INSTRUCTIONS FOR THE TASK: Exactly and only the lines from the first entry through the line with "return (PY0 - py) / PYS" should be copied, both ends included, with no pictures.

LISTING:
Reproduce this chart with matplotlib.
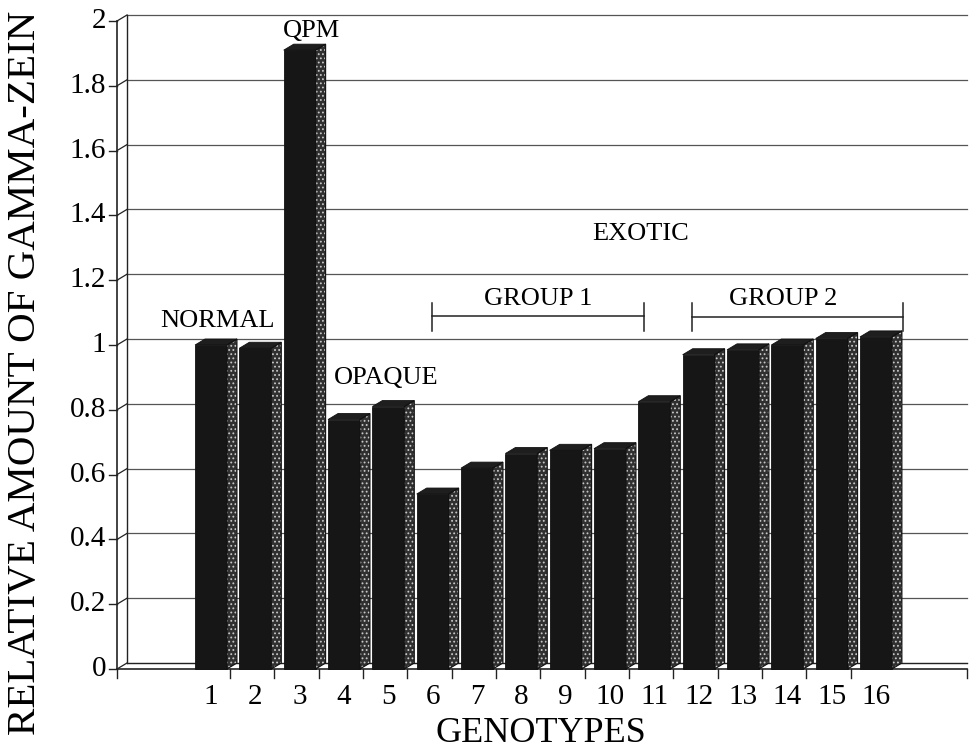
import matplotlib
matplotlib.use("Agg")
import matplotlib.pyplot as plt
from matplotlib.patches import Rectangle, Polygon

# ---- data ----
genotypes = [str(i) for i in range(1, 17)]
values = [1.00, 0.99, 1.91, 0.77, 0.81, 0.54, 0.62, 0.665, 0.675, 0.68,
          0.825, 0.97, 0.985, 1.00, 1.02, 1.025]
yticks = [0, 0.2, 0.4, 0.6, 0.8, 1, 1.2, 1.4, 1.6, 1.8, 2]
ytick_labels = ["0", "0.2", "0.4", "0.6", "0.8", "1", "1.2", "1.4", "1.6", "1.8", "2"]

W, H = 970, 752
FONT = "Liberation Serif"
plt.rcParams['font.family'] = [FONT, 'DejaVu Serif']

# pixel <-> data helpers (layout only)
PX0, PXS = 211.0, 44.33     # centre of bar 1 front face, spacing
PY0, PYS = 669.0, 324.0     # y=0 pixel, pixels per unit
def X(px):
    return 1 + (px - PX0) / PXS
def Y(py):
    return (PY0 - py) / PYS

fig = plt.figure(figsize=(W / 100, H / 100), dpi=100)
ax = fig.add_axes([117 / W, (H - PY0) / H, (967 - 117) / W, (PY0 - 21) / H])
xl, xr = X(117), X(967)
ax.set_xlim(xl, xr)
ax.set_ylim(0, 2)
ax.axis('off')

ddx = 10 / PXS   # depth offset x (data)
ddy = 6 / PYS    # depth offset y (data)
xb = xl + ddx    # back wall x
lc = '#222222'
gc = '#555555'

# back wall gridlines and vertical edge
for t in yticks:
    ax.plot([xb, xr], [t + ddy, t + ddy], color=gc, lw=0.9, clip_on=False, zorder=1)
    ax.plot([xl - 8 / PXS, xl], [t, t], color=lc, lw=1.0, clip_on=False, zorder=1)
    ax.plot([xl, xb], [t, t + ddy], color=lc, lw=0.9, clip_on=False, zorder=1)
ax.plot([xb, xb], [ddy, 2 + ddy], color=lc, lw=1.0, clip_on=False, zorder=1)
ax.plot([xl, xl], [0, 2], color=lc, lw=1.2, clip_on=False, zorder=1)

# floor
ax.plot([xl, xr], [0, 0], color=lc, lw=1.2, clip_on=False, zorder=1)
ax.plot([xb, xr], [ddy, ddy], color=lc, lw=0.9, clip_on=False, zorder=1)

# x ticks
xt = [xl] + [i + 0.43 for i in range(1, 16)] + [xr]
for x in xt:
    ax.plot([x, x], [0, -9 / PYS], color=lc, lw=1.0, clip_on=False, zorder=1)

# bars (pseudo 3D)
hw = 0.36
plt.rcParams['hatch.linewidth'] = 0.8
for i, v in enumerate(values, start=1):
    x0, x1 = i - hw, i + hw
    front = Rectangle((x0, 0), x1 - x0, v, facecolor='#161616', edgecolor='#111111',
                      lw=0.6, zorder=3, clip_on=False)
    side = Polygon([(x1, 0), (x1 + ddx, ddy), (x1 + ddx, v + ddy), (x1, v)],
                   closed=True, facecolor='#303030', edgecolor='#c8c8c8',
                   hatch='....', lw=0, zorder=3, clip_on=False)
    side_edge = Polygon([(x1, 0), (x1 + ddx, ddy), (x1 + ddx, v + ddy), (x1, v)],
                        closed=True, fill=False, edgecolor='#111111', lw=0.8,
                        zorder=3.5, clip_on=False)
    top = Polygon([(x0, v), (x0 + ddx, v + ddy), (x1 + ddx, v + ddy), (x1, v)],
                  closed=True, facecolor='#1e1e1e', edgecolor='#111111', lw=0.6,
                  zorder=3, clip_on=False)
    ax.add_patch(front)
    ax.add_patch(side)
    ax.add_patch(side_edge)
    ax.add_patch(top)
    ax.text(i, Y(697), genotypes[i - 1], ha='center', va='center', fontsize=21,
            family=FONT, clip_on=False)

# y tick labels
for t, lab in zip(yticks, ytick_labels):
    ax.text(X(106), t, lab, ha='right', va='center', fontsize=21, family=FONT,
            clip_on=False)

# annotations
def note(px, py, s, fs=19):
    ax.text(X(px), Y(py), s, ha='center', va='center', fontsize=fs, family=FONT,
            clip_on=False, zorder=5)

note(217, 321, "NORMAL")
note(311, 31, "QPM")
note(386, 378, "OPAQUE")
note(641, 234, "EXOTIC")
note(538, 299, "GROUP 1")
note(783, 299, "GROUP 2")

def bracket(p1, p2, py=316, h0=303, h1=331):
    ax.plot([X(p1), X(p2)], [Y(py), Y(py)], color=lc, lw=1.1, clip_on=False)
    for p in (p1, p2):
        ax.plot([X(p), X(p)], [Y(h0), Y(h1)], color=lc, lw=1.1, clip_on=False)

bracket(432, 644)
bracket(692, 903, py=317)

fig.text(26 / W, 1 - 373 / H, "RELATIVE AMOUNT OF GAMMA-ZEIN", rotation=90,
         ha='center', va='center', fontsize=29.5, family=FONT)
fig.text(541 / W, 1 - 734 / H, "GENOTYPES", ha='center', va='center',
         fontsize=26, family=FONT)

fig.savefig("out.png", dpi=100)
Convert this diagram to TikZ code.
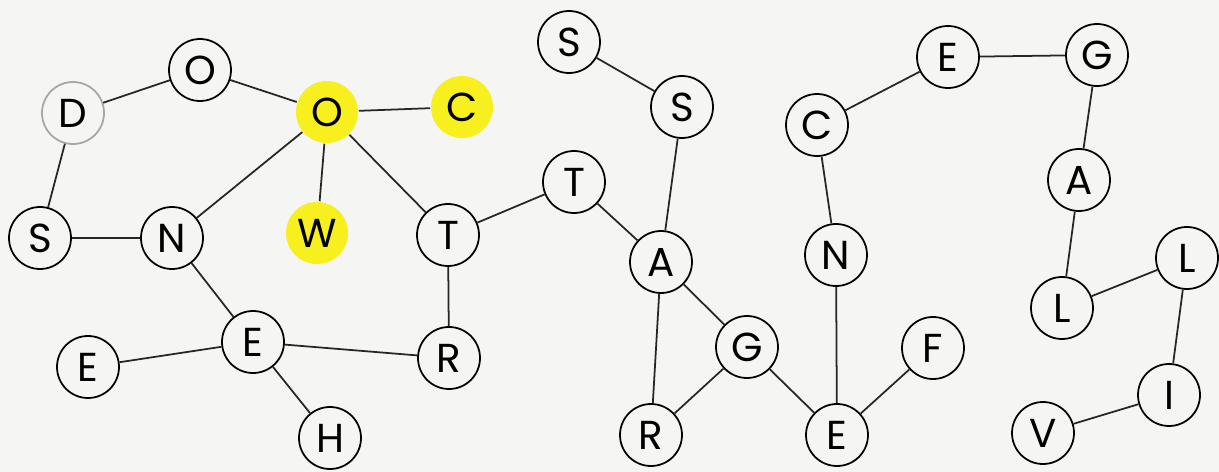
\documentclass[tikz,border=0pt]{standalone}
\usepackage{fontspec}
\setmainfont{Poppins}
\usepackage{xcolor}
\usepackage{tikz}
\usetikzlibrary{positioning}

\definecolor{paper}{RGB}{245,245,244}
\definecolor{hilite}{RGB}{247,240,30}

\begin{document}
\begin{tikzpicture}[
    letter/.style={circle, draw=black, line width=1pt, fill=paper, minimum size=1.24cm, inner sep=0pt, font=\fontsize{23}{23}\selectfont},
    marked/.style={letter, draw=none, fill=hilite},
    faint/.style={letter, draw=gray!70},
    edge/.style={line width=1pt, draw=black!85}
]
% Background
\fill[paper] (0,0) rectangle (24.38,-9.44);
\useasboundingbox (0,0) rectangle (24.38,-9.44);

% Nodes, left group
\node[faint]  (d)  at (1.46,-2.26) {D};
\node[letter] (o1) at (4.00,-1.40) {O};
\node[marked] (o2) at (6.54,-2.24) {O};
\node[marked] (c1) at (9.24,-2.14) {C};
\node[letter] (s1) at (0.80,-4.76) {S};
\node[letter] (n1) at (3.44,-4.76) {N};
\node[marked] (w)  at (6.34,-4.66) {W};
\node[letter] (t1) at (8.96,-4.70) {T};
\node[letter] (e1) at (5.06,-6.84) {E};
\node[letter] (e2) at (1.76,-7.34) {E};
\node[letter] (r1) at (8.98,-7.16) {R};
\node[letter] (h)  at (6.60,-8.76) {H};

% Nodes, middle group
\node[letter] (s2) at (11.38,-0.84) {S};
\node[letter] (s3) at (13.64,-2.14) {S};
\node[letter] (t2) at (11.48,-3.64) {T};
\node[letter] (a1) at (13.22,-5.24) {A};
\node[letter] (g1) at (14.94,-6.94) {G};
\node[letter] (r2) at (13.02,-8.70) {R};
\node[letter] (e3) at (16.74,-8.70) {E};
\node[letter] (f)  at (18.66,-6.96) {F};
\node[letter] (n2) at (16.72,-5.10) {N};
\node[letter] (c2) at (16.34,-2.50) {C};

% Nodes, right group
\node[letter] (e4) at (18.96,-1.14) {E};
\node[letter] (g2) at (21.94,-1.10) {G};
\node[letter] (a2) at (21.58,-3.60) {A};
\node[letter] (l1) at (21.24,-6.16) {L};
\node[letter] (l2) at (23.74,-5.16) {L};
\node[letter] (i)  at (23.38,-7.90) {I};
\node[letter] (v)  at (20.86,-8.66) {V};

% Edges
\draw[edge] (d) -- (o1);
\draw[edge] (o1) -- (o2);
\draw[edge] (d) -- (s1);
\draw[edge] (s1) -- (n1);
\draw[edge] (n1) -- (o2);
\draw[edge] (o2) -- (c1);
\draw[edge] (o2) -- (w);
\draw[edge] (o2) -- (t1);
\draw[edge] (n1) -- (e1);
\draw[edge] (e2) -- (e1);
\draw[edge] (e1) -- (r1);
\draw[edge] (e1) -- (h);
\draw[edge] (t1) -- (r1);
\draw[edge] (t1) -- (t2);
\draw[edge] (t2) -- (a1);
\draw[edge] (s2) -- (s3);
\draw[edge] (s3) -- (a1);
\draw[edge] (a1) -- (g1);
\draw[edge] (a1) -- (r2);
\draw[edge] (r2) -- (g1);
\draw[edge] (g1) -- (e3);
\draw[edge] (e3) -- (f);
\draw[edge] (e3) -- (n2);
\draw[edge] (n2) -- (c2);
\draw[edge] (c2) -- (e4);
\draw[edge] (e4) -- (g2);
\draw[edge] (g2) -- (a2);
\draw[edge] (a2) -- (l1);
\draw[edge] (l1) -- (l2);
\draw[edge] (l2) -- (i);
\draw[edge] (i) -- (v);

\end{tikzpicture}
\end{document}
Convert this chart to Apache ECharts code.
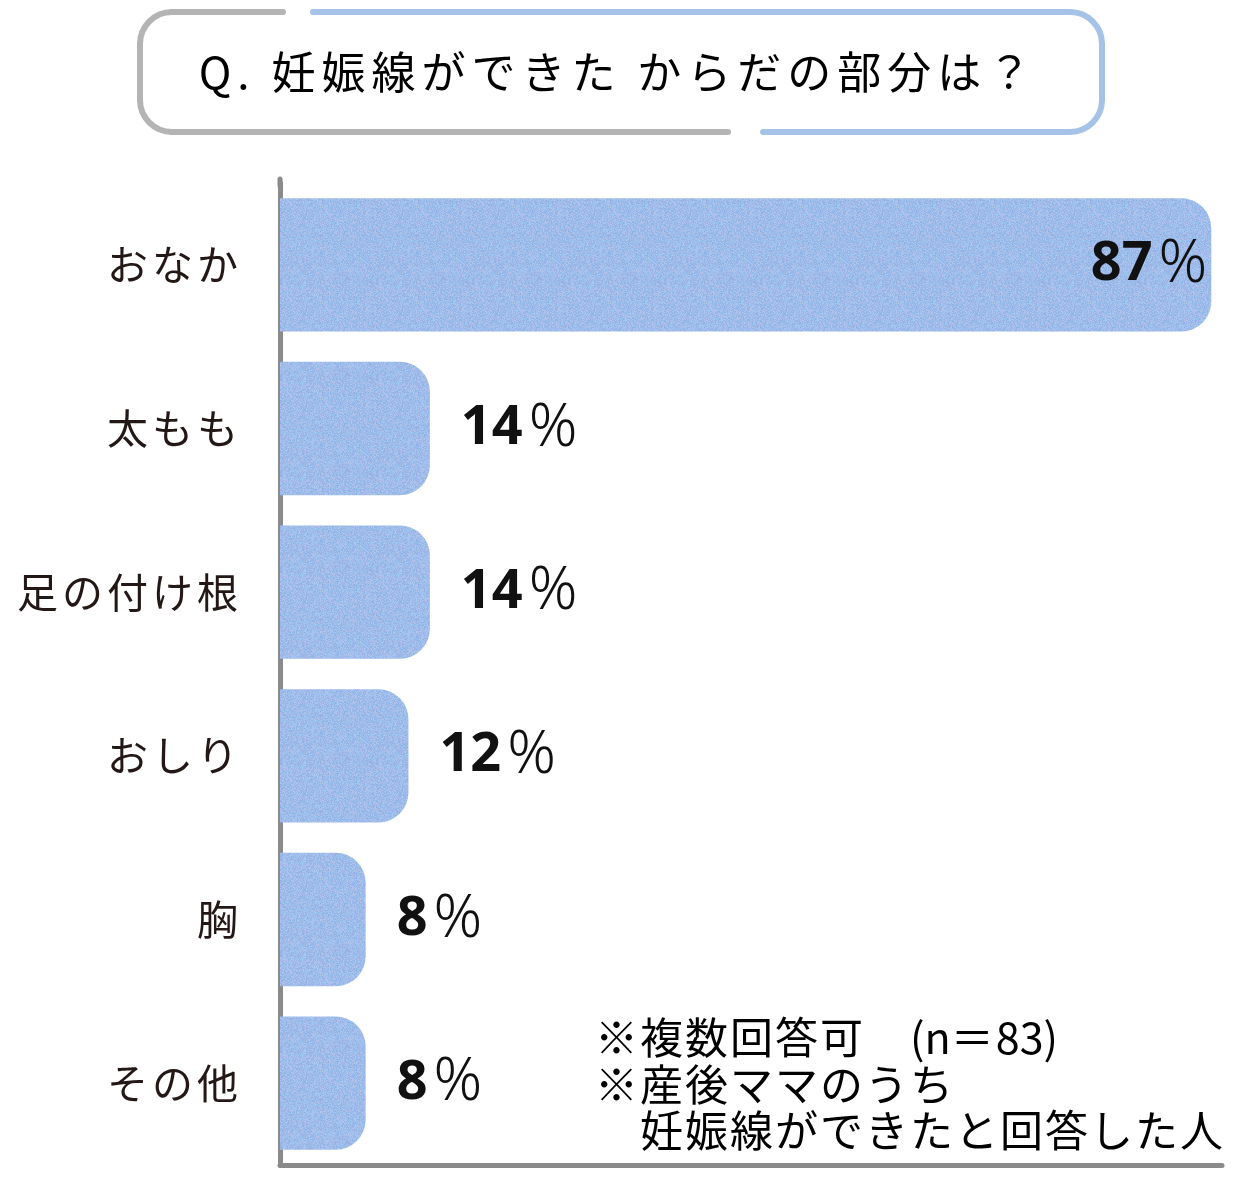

TASK OUTPUT:
Reproduce this chart with matplotlib.
import matplotlib
matplotlib.use("Agg")
import matplotlib.pyplot as plt
from matplotlib.patches import Rectangle, Polygon

# ---- data ----
genotypes = [str(i) for i in range(1, 17)]
values = [1.00, 0.99, 1.91, 0.77, 0.81, 0.54, 0.62, 0.665, 0.675, 0.68,
          0.825, 0.97, 0.985, 1.00, 1.02, 1.025]
yticks = [0, 0.2, 0.4, 0.6, 0.8, 1, 1.2, 1.4, 1.6, 1.8, 2]
ytick_labels = ["0", "0.2", "0.4", "0.6", "0.8", "1", "1.2", "1.4", "1.6", "1.8", "2"]

W, H = 970, 752
FONT = "Liberation Serif"
plt.rcParams['font.family'] = [FONT, 'DejaVu Serif']

# pixel <-> data helpers (layout only)
PX0, PXS = 211.0, 44.33     # centre of bar 1 front face, spacing
PY0, PYS = 669.0, 324.0     # y=0 pixel, pixels per unit
def X(px):
    return 1 + (px - PX0) / PXS
def Y(py):
    return (PY0 - py) / PYS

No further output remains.